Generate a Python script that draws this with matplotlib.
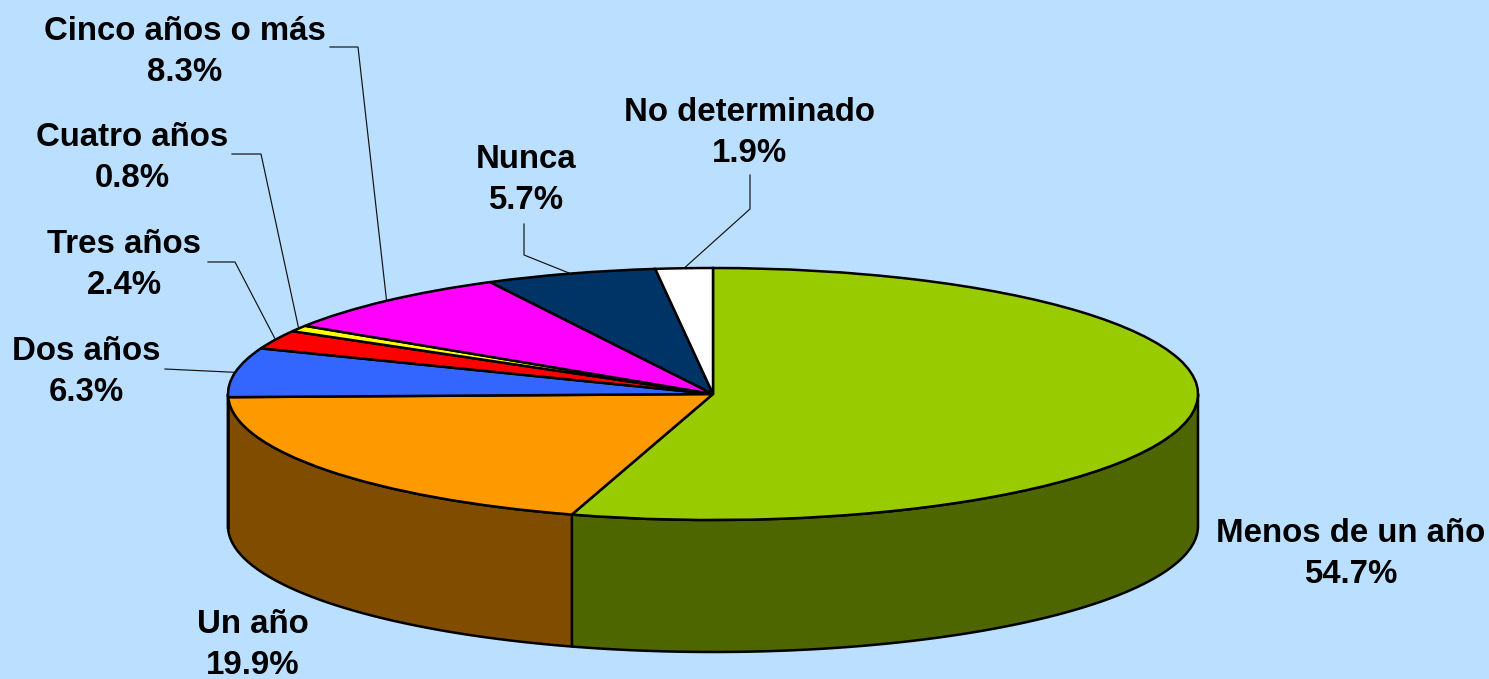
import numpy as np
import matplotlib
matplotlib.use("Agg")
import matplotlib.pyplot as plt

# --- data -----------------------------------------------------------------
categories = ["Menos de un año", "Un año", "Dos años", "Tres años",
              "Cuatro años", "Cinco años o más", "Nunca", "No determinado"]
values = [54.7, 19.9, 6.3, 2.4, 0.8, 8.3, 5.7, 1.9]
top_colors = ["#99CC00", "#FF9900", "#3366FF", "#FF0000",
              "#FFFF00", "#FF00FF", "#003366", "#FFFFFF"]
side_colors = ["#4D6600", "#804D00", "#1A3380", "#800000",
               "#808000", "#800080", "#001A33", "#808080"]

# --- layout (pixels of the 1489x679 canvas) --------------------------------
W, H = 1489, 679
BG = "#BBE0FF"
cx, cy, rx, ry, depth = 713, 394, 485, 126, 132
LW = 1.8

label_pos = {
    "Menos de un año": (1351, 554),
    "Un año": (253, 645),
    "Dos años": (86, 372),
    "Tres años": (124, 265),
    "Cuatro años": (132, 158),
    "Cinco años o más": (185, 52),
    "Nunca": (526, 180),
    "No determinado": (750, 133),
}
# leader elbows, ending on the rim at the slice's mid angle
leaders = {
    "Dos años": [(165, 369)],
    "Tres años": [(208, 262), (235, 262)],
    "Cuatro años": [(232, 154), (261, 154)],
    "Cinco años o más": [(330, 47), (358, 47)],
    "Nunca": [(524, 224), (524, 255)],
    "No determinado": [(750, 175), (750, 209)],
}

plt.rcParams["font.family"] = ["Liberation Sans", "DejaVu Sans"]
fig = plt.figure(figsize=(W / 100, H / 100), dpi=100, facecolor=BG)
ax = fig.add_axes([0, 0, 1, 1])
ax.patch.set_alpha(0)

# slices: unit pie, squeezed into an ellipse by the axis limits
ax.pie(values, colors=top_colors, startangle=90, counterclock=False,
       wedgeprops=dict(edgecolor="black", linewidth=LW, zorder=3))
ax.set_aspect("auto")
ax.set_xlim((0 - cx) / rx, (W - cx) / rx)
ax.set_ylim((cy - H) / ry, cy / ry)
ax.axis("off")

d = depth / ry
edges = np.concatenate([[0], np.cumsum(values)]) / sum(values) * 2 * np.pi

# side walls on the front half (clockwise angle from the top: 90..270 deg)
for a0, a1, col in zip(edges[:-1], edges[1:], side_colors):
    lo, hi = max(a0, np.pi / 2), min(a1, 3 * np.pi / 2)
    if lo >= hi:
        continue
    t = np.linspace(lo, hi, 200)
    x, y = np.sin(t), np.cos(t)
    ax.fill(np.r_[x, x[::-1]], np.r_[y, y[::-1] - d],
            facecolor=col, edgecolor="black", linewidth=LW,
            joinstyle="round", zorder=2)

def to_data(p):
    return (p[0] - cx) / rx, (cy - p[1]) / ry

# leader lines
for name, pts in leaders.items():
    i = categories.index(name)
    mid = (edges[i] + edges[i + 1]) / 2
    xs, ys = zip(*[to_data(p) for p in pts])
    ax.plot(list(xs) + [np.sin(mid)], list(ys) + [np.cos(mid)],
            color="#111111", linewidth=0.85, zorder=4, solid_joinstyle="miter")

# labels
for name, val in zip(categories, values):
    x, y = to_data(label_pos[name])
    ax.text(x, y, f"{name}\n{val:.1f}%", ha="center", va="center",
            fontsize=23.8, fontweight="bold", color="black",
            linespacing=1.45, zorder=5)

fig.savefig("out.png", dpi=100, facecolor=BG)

= Instruction =
Quote the data exactly, leaving every image out of the copy.

= Output of the exercise =
Generate a Python script that draws this with matplotlib.
import numpy as np
import matplotlib
matplotlib.use("Agg")
import matplotlib.pyplot as plt

# --- data -----------------------------------------------------------------
categories = ["Menos de un año", "Un año", "Dos años", "Tres años",
              "Cuatro años", "Cinco años o más", "Nunca", "No determinado"]
values = [54.7, 19.9, 6.3, 2.4, 0.8, 8.3, 5.7, 1.9]
top_colors = ["#99CC00", "#FF9900", "#3366FF", "#FF0000",
              "#FFFF00", "#FF00FF", "#003366", "#FFFFFF"]
side_colors = ["#4D6600", "#804D00", "#1A3380", "#800000",
               "#808000", "#800080", "#001A33", "#808080"]

# --- layout (pixels of the 1489x679 canvas) --------------------------------
W, H = 1489, 679
BG = "#BBE0FF"
cx, cy, rx, ry, depth = 713, 394, 485, 126, 132
LW = 1.8

label_pos = {
    "Menos de un año": (1351, 554),
    "Un año": (253, 645),
    "Dos años": (86, 372),
    "Tres años": (124, 265),
    "Cuatro años": (132, 158),
    "Cinco años o más": (185, 52),
    "Nunca": (526, 180),
    "No determinado": (750, 133),
}
# leader elbows, ending on the rim at the slice's mid angle
leaders = {
    "Dos años": [(165, 369)],
    "Tres años": [(208, 262), (235, 262)],
    "Cuatro años": [(232, 154), (261, 154)],
    "Cinco años o más": [(330, 47), (358, 47)],
    "Nunca": [(524, 224), (524, 255)],
    "No determinado": [(750, 175), (750, 209)],
}

plt.rcParams["font.family"] = ["Liberation Sans", "DejaVu Sans"]
fig = plt.figure(figsize=(W / 100, H / 100), dpi=100, facecolor=BG)
ax = fig.add_axes([0, 0, 1, 1])
ax.patch.set_alpha(0)

# slices: unit pie, squeezed into an ellipse by the axis limits
ax.pie(values, colors=top_colors, startangle=90, counterclock=False,
       wedgeprops=dict(edgecolor="black", linewidth=LW, zorder=3))
ax.set_aspect("auto")
ax.set_xlim((0 - cx) / rx, (W - cx) / rx)
ax.set_ylim((cy - H) / ry, cy / ry)
ax.axis("off")

d = depth / ry
edges = np.concatenate([[0], np.cumsum(values)]) / sum(values) * 2 * np.pi

# side walls on the front half (clockwise angle from the top: 90..270 deg)
for a0, a1, col in zip(edges[:-1], edges[1:], side_colors):
    lo, hi = max(a0, np.pi / 2), min(a1, 3 * np.pi / 2)
    if lo >= hi:
        continue
    t = np.linspace(lo, hi, 200)
    x, y = np.sin(t), np.cos(t)
    ax.fill(np.r_[x, x[::-1]], np.r_[y, y[::-1] - d],
            facecolor=col, edgecolor="black", linewidth=LW,
            joinstyle="round", zorder=2)

def to_data(p):
    return (p[0] - cx) / rx, (cy - p[1]) / ry

# leader lines
for name, pts in leaders.items():
    i = categories.index(name)
    mid = (edges[i] + edges[i + 1]) / 2
    xs, ys = zip(*[to_data(p) for p in pts])
    ax.plot(list(xs) + [np.sin(mid)], list(ys) + [np.cos(mid)],
            color="#111111", linewidth=0.85, zorder=4, solid_joinstyle="miter")

# labels
for name, val in zip(categories, values):
    x, y = to_data(label_pos[name])
    ax.text(x, y, f"{name}\n{val:.1f}%", ha="center", va="center",
            fontsize=23.8, fontweight="bold", color="black",
            linespacing=1.45, zorder=5)

fig.savefig("out.png", dpi=100, facecolor=BG)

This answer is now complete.